I leave for Wes on Wednesday!!!
I seriously can't wait. I'm a little nervous to leave, and to see how I do with dealing with everything when I am there. But I want to meet people and start a whole new part of my life.
I get music, and bio, and camp and cool people. I hope the food is good, I hope my class schedule works out and I hope I make lots of really good friends.
But I'm also going to feel weird about heading off to the unknown. Having to do a whole new environment when I'm coming off one that makes me feel so good is going to be hard. But I have a much better sense of myself and a much better way to look at a lot of things than I did even earlier this summer. And Amy will be just a phone call away.
I just need to remember to Keep it Simple.
I will be meeting a million new people, but all I have to do is smile, ask questions, pretend it is camp, be myself, ask for phone #s and ignore the awkwardness.
I will be facing a whole new system and school, but all I have to do is use my resources, ask questions, and ask for help if I need it.
I will be starting a brand new part of my education, but all I have to do is pay attention, read, take good notes, study in an organized fashion, and seek out my professors for help if need be.

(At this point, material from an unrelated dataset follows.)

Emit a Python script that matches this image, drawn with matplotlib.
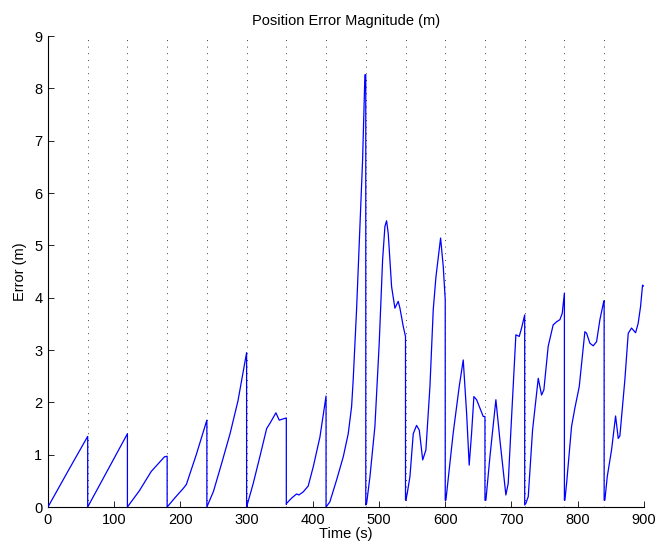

I will be tasked with organizing my own life, but all I have to do is be planful, be careful, make time for all my needs, and know myself.
I will be hit with a lot of probable stressors, but all I have to do is be kind to myself, stay in contact with the people who love me, pay attention to my body and my emotions.
Oh, and HAVE FUN!! And try to get camp onto campus, do a blood drive, a bone marrow drive, a performance of IN C, something random and fun like Unloved Sports, play Pep Band, get them scrambling on the field. But I have four years for those goals, and others that are sure to come up.
I'm pretty sure I'll be ok. But there's a lot of uncertainty like Rev. Biddle was talking about today. What I wish for, and what I've wished for in a lot of situations in my recent memory, is a full and child-like faith. I'm glad I have the VBS tape coming with me, because it's very important to the whole thing. I remember (or Mom telling me made me remember). Riding in to the BMT That Wasn't and singing the song from VBS the year before, but with my own modified lyrics: "I'm on an awesome, awesome adventure/gonna tell you about God's amazing deeds/I'm on an awesome, awesome adventure/Come discover the adventure God and the doctors have planned for me"
There I was, five years old, riding in to what could have been my death and destruction, or my life and salvation, with that attitude. I admire my five year old self immensely for looking at transplant as an adventure, and one that God had has a direct hand in planning in my life. I was headed off to the unknown, but I was sure that two sources of safety- God and my doctors- had planned my route and would keep me going. That is the kind of faith I pray for.
That "adventure" turned out to be both a dead end and the start of much longer, much more epic journey.
Who knows where this adventure will take me? I'm uncertain.
How will it go? I'm uncertain of that as well.
What I am certain of is that I am on what is going to be an AWESOME adventure, and all I have to do is try my best to keep the faith and discover what's in store.
It's going to be, like it always has been, a sometimes bumpy, sometimes wild, but always wonder- and awe-filled ride.